About 40% of the patients I see indicate feelings of being "better off dead" or that their families would be in a better position if they were.  In terms of SI, plan and intent, mention of a timeline, method, recent attempt. ("I want to jump off X bridge this weekend/I put my sig in my mouth two nights ago/Every day I think about taking all my meds at once" - obviously not usually said so baldly) needs to be present for me to place a psych hold. That includes non-fatal self-harm, not solely suicide. 


If there's history of SI in their med charts, or certain aspects of conversation are dropped during CAPS, I tend to finish the appointment talking about certain aspects of home life and med history:

-social support

-religious beliefs

-future plans

-access to weapons/prescription meds

-substance abuse/alcohol.

-previous attempts/self reports of SI

-inpatient psych stays

-clarification of anything they've mentioned during the appointment that raised concerns.

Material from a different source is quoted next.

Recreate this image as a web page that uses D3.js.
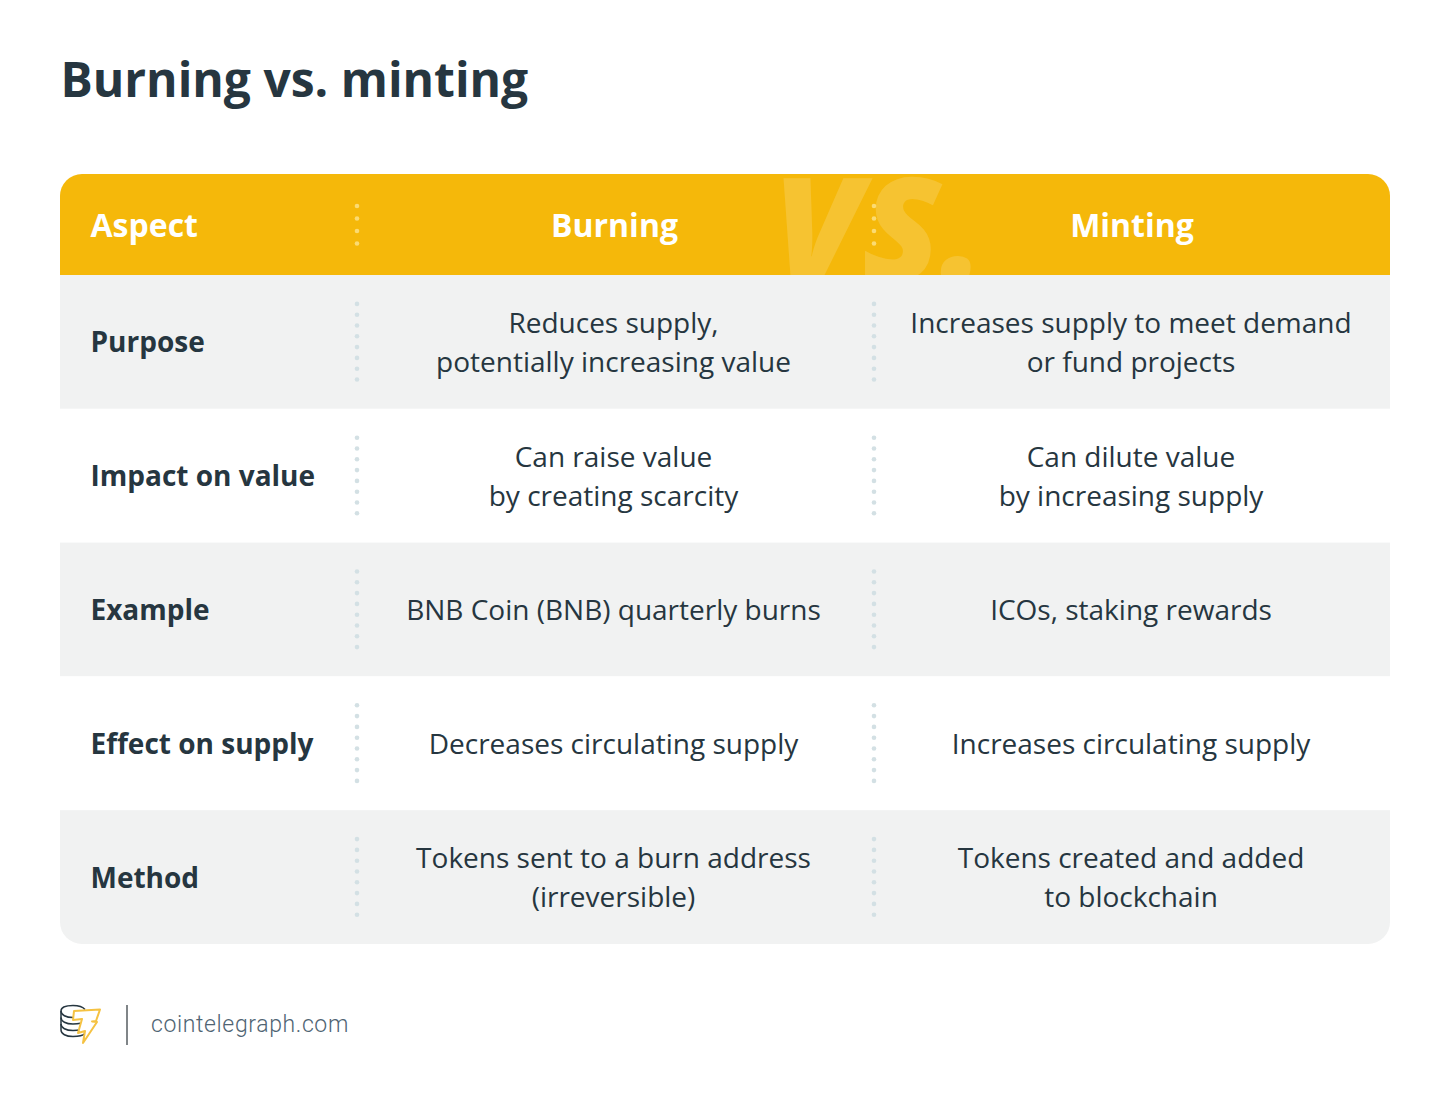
<!DOCTYPE html>
<html>
<head>
<meta charset="utf-8">
<script src="https://cdn.jsdelivr.net/npm/d3@7"></script>
<style>
  html, body { margin: 0; padding: 0; background: #fff; }
  text { font-family: "Open Sans", sans-serif; }
</style>
</head>
<body>
<div id="chart"></div>
<script>
const titleText = 'Burning vs. minting';
const columns = ['Aspect', 'Burning', 'Minting'];
const aspects = ['Purpose', 'Impact on value', 'Example', 'Effect on supply', 'Method'];
const burning = [
    ['Reduces supply,', 'potentially increasing value'],
    ['Can raise value', 'by creating scarcity'],
    ['BNB Coin (BNB) quarterly burns'],
    ['Decreases circulating supply'],
    ['Tokens sent to a burn address', '(irreversible)']
];
const minting = [
    ['Increases supply to meet demand', 'or fund projects'],
    ['Can dilute value', 'by increasing supply'],
    ['ICOs, staking rewards'],
    ['Increases circulating supply'],
    ['Tokens created and added', 'to blockchain']
];
const headerDots = d3.range(4);
const rowDots = d3.range(8);

const width = 1450;
const height = 1105;
const cardLeft = 60, cardRight = 1390, cardTop = 174, headerBottom = 275, cardBottom = 944, radius = 22;
const dark = '#263640';

const svg = d3.select('#chart').append('svg')
    .attr('width', width)
    .attr('height', height)
    .style('display', 'block');

const y = d3.scaleBand().domain(aspects).range([headerBottom, cardBottom]);
const dividers = [357, 874];
const burnX = 613.5, mintX = 1131;

svg.append('text')
    .attr('x', 60.5).attr('y', 97)
    .attr('font-size', 48).attr('font-weight', 700)
    .attr('fill', dark)
    .text(titleText);

// card outline used to clip corners of header and last row
const defs = svg.append('defs');
defs.append('clipPath').attr('id', 'card')
    .append('rect')
    .attr('x', cardLeft).attr('y', cardTop)
    .attr('width', cardRight - cardLeft).attr('height', cardBottom - cardTop)
    .attr('rx', radius);
defs.append('clipPath').attr('id', 'head')
    .append('rect')
    .attr('x', cardLeft).attr('y', cardTop)
    .attr('width', cardRight - cardLeft).attr('height', headerBottom - cardTop);

const card = svg.append('g').attr('clip-path', 'url(#card)');
card.append('rect')
    .attr('x', cardLeft).attr('y', cardTop)
    .attr('width', cardRight - cardLeft).attr('height', headerBottom - cardTop)
    .attr('fill', '#f5b80a');
card.selectAll('rect.row')
    .data(aspects)
    .join('rect')
    .attr('class', 'row')
    .attr('x', cardLeft)
    .attr('y', d => y(d))
    .attr('width', cardRight - cardLeft)
    .attr('height', y.bandwidth())
    .attr('fill', (d, i) => i % 2 === 0 ? '#f1f2f2' : '#ffffff');

// big VS. watermark in the header
svg.append('g').attr('clip-path', 'url(#head)')
    .append('text')
    .attr('x', 773).attr('y', 281)
    .attr('font-size', 144)
    .attr('font-weight', 800)
    .attr('font-style', 'italic')
    .attr('fill', '#ffffff')
    .attr('fill-opacity', 0.16)
    .text('VS.');

// header labels
svg.selectAll('text.head')
    .data(columns)
    .join('text')
    .attr('class', 'head')
    .attr('x', (d, i) => [90.5, 614.5, 1132][i])
    .attr('y', 237)
    .attr('text-anchor', (d, i) => i === 0 ? 'start' : 'middle')
    .attr('font-size', 32)
    .attr('font-weight', 700)
    .attr('fill', '#ffffff')
    .text(d => d);

// dotted dividers
dividers.forEach(x => {
    svg.append('g').selectAll('circle')
        .data(headerDots)
        .join('circle')
        .attr('cx', x)
        .attr('cy', d => 206 + d * 12.5)
        .attr('r', 2.3)
        .attr('fill', '#fbdb73');
    aspects.forEach(a => {
        const cy = y(a) + y.bandwidth() / 2;
        svg.append('g').selectAll('circle')
            .data(rowDots)
            .join('circle')
            .attr('cx', x)
            .attr('cy', d => cy - 38 + d * 10.8)
            .attr('r', 2.3)
            .attr('fill', '#d3e0e4');
    });
});

// row labels
svg.selectAll('text.aspect')
    .data(aspects)
    .join('text')
    .attr('class', 'aspect')
    .attr('x', 90.5)
    .attr('y', d => y(d) + y.bandwidth() / 2 + 10.5)
    .attr('font-size', 28)
    .attr('font-weight', 700)
    .attr('fill', dark)
    .text(d => d);

// body cells
function cells(values, x) {
    values.forEach((lines, i) => {
        const cy = y(aspects[i]) + y.bandwidth() / 2;
        svg.append('text')
            .attr('text-anchor', 'middle')
            .attr('font-size', 28)
            .attr('fill', dark)
            .selectAll('tspan')
            .data(lines)
            .join('tspan')
            .attr('x', x)
            .attr('y', (d, j) => cy + 10.5 + (j - (lines.length - 1) / 2) * 38.7)
            .text(d => d);
    });
}
cells(burning, burnX);
cells(minting, mintX);

// logo
const logo = svg.append('g').attr('fill', 'none').attr('stroke-linejoin', 'round');
logo.append('path')
    .attr('d', 'M61,1011 V1030')
    .attr('stroke', dark).attr('stroke-width', 1.5);
[1011, 1017.5, 1024, 1030].forEach(cy => {
    logo.append('path')
        .attr('d', `M61,${cy} c0,4 5,6.5 12,6.5 s10,-1 12,-3`)
        .attr('stroke', dark).attr('stroke-width', 1.5);
});
logo.append('path')
    .attr('d', 'M61,1011 c0,-4 5,-5.5 12,-5.5 s10,1.5 12,4')
    .attr('stroke', dark).attr('stroke-width', 1.5);
logo.append('path')
    .attr('d', 'M74,1011 L100,1009.5 L96,1021 L92,1021.5 L97,1022 L83,1043 L85,1031 L78,1033 L82,1019 L73,1020 Z')
    .attr('fill', '#fff').attr('stroke', '#f5c242').attr('stroke-width', 2);

svg.append('rect')
    .attr('x', 126).attr('y', 1005)
    .attr('width', 2).attr('height', 40)
    .attr('fill', '#808588');

svg.append('text')
    .attr('x', 151).attr('y', 1032)
    .style('font-family', 'Roboto, sans-serif')
    .attr('font-size', 23)
    .attr('font-weight', 300)
    .attr('letter-spacing', 0.62)
    .attr('fill', '#4f6473')
    .text('cointelegraph.com');
</script>
</body>
</html>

However since we're usually talking about combat trauma or MST for a couple hours, I have to build a certain level of trust during the appointment, and often what's expressed in one on one, once we go to the resident psych or supervising MD is not mentioned - usual fear of being held as inpatient etc.  I can place them on a psych hold, involve security, if I am seriously concerned about the immediate safety of the patient and they are refusing a further consult.


Patients have to be stable (>3 months since last attempt) before I can enroll them in any treatment program due to the CBT/exposure treatment being pretty intense. 

Sorry for the long reply, - can I ask how long you were a Corpsman?